As followers can well imagine, my own response to George Calderon: A Sketch from Memory is a tad complex. It has also changed over the last thirty or so years. I don’t want to discuss it now, as the focus of this post is the hybrid genre ‘literary portrait’ and its resemblance to modern biographical hybrids, e.g. John Aubrey. But I will just touch on two factors. As Mr John Pym, Percy’s great-nephew, has said to me, ‘Percy wrote his book for Kittie’, and that is why he made it include Archie Ripley and the life of Golden Square (with a wonderful portrait of Kittie’s mother) before George Calderon’s appearance there. It is also perhaps relevant that Percy Lubbock was gay and his uncle Archie Ripley bisexual before his marriage. His portrait of Ripley feels much more empathetic and profound than his portrait of George, who was markedly heterosexual. At the end of the day, I am afraid, I feel that Lubbock’s Calderon is only an ‘impression’, to use Caine’s word, made by George at different times upon a much younger man who shared few of George’s interests and did not penetrate far into them. One can understand why after reading Percy’s portrait a reviewer could describe George as ‘a strange, brilliant creature who wrote plays, studied languages, threw himself into industrial disputes, travelled, plied a delicate pencil — did a number of vivid things brilliantly’ (‘and that’s all we know about him’).
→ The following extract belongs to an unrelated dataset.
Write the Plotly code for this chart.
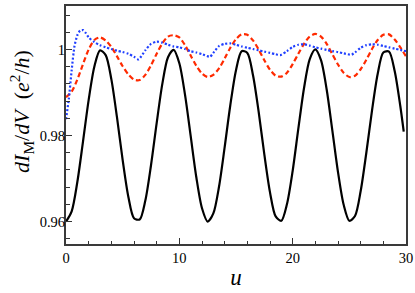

Unless it is written by a contemporary who personally knew his subject, I don’t think the literary portrait can satisfy us today as biography. Its highly selective and often unchronological biographical content is limited. William Caine, surely, described what we, as opposed to George’s friends left behind him, need: ‘a detailed account of George’s doings and an elaborate analysis of his various works.’ By attempting that as empirically, objectively, empathetically and  critically as we can, we still display ‘character’ over time for those who want it. I think we are wedded to the idea that a life is extension and not stasis; it inexorably moves forward through Time even if we don’t know everything about every segment of it. The scientific age demands, in the first instance, the best facts available.

Nevertheless, where would I be without the salient biographical pointers that Percy Lubbock provided me with originally? And there is always enormous interest for the later biographer in how his subject looked to his ‘friends’. If we write literary portraits at all now, they should use biographical facts but never pretend to be biographies.